US moves ahead on food safety
By Boyd Champness
THE US government has introduced sweeping reforms at abattoir level in recent years, making industry more responsible for food safety, according to a top US government official.
US Department of Agriculture food safety and inspection service administrator Thomas Billy said an E.Coli outbreak in the US in 1993, kick-started the government into reviewing its food safety programme.
Mr Billy said the department decided that the time had come to make abattoirs and meat processors more responsible for food safety, while the governments role would be to make sure its requirements had been met, and to take appropriate action if not.
Speaking at the food safety conference in London, Mr Billy said one of the departments true success stories was its ruling on Pathogen Reduction and Hazard Analysis and Critical Control Points (HACCP).
In short, HACCP is the introduction of new regulations for the nations slaughtering and processing plants. HACCP outlines food safety performance standards with respect to micro-organisms in raw products.

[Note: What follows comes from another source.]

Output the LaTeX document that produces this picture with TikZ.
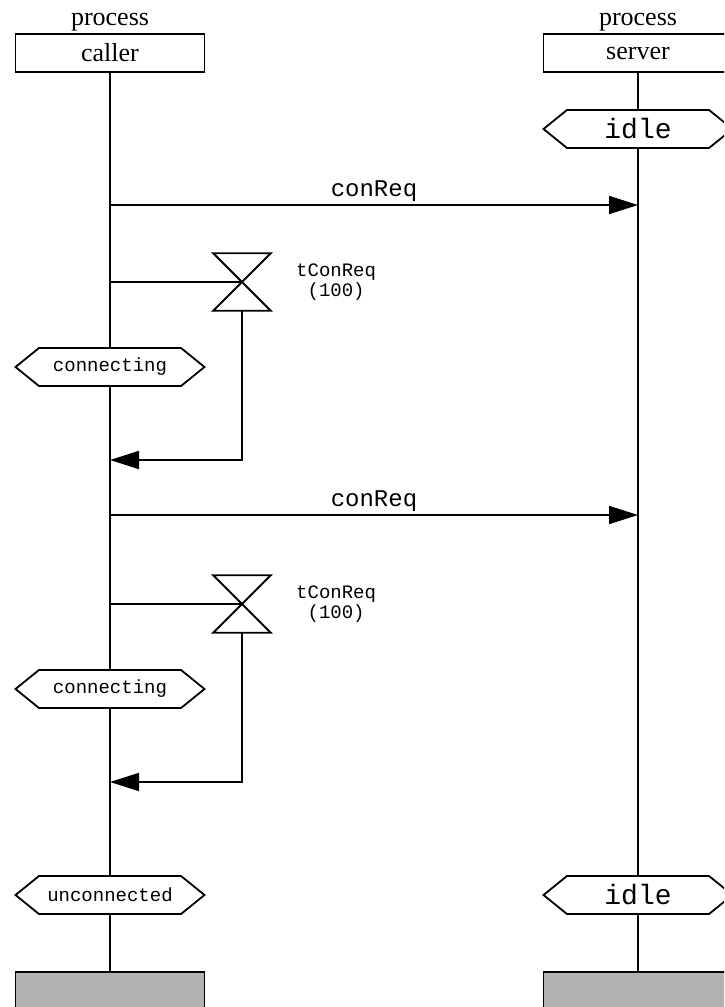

Under HACCP, all slaughtering plants were required to begin testing for E.Coli in January this year, as well as introduce standard operating procedures for sanitation.
By January 1998, full implementation of the HACCP begins, with the largest plants obliged to introduce the regulations first. By 2000 all plants will be required to have HACCP in place.
Mr Billy said the department believed that the adoption of HACCP and food safety standards within plants would have a flow-on effect on the rest of the industry.
“Our new requirements for mandatory HACCP, performance standards, and microbial testing have no direct effect on producers, transporters and retailers, but we believe that the adoption of HACCP and food safety standards within plants will have a ripple effect,” he said.
“As plants are required to meet the various measures of performance we have set, we believe they will apply pressure on their suppliers to implement HACCP-type systems,” he added.
“And transporters and retailers, at the other end, are feeling the pressure to implement controls to keep food safe once it leaves the plant, as well as to establish their own product specifications and testing requirements for improved food safety.”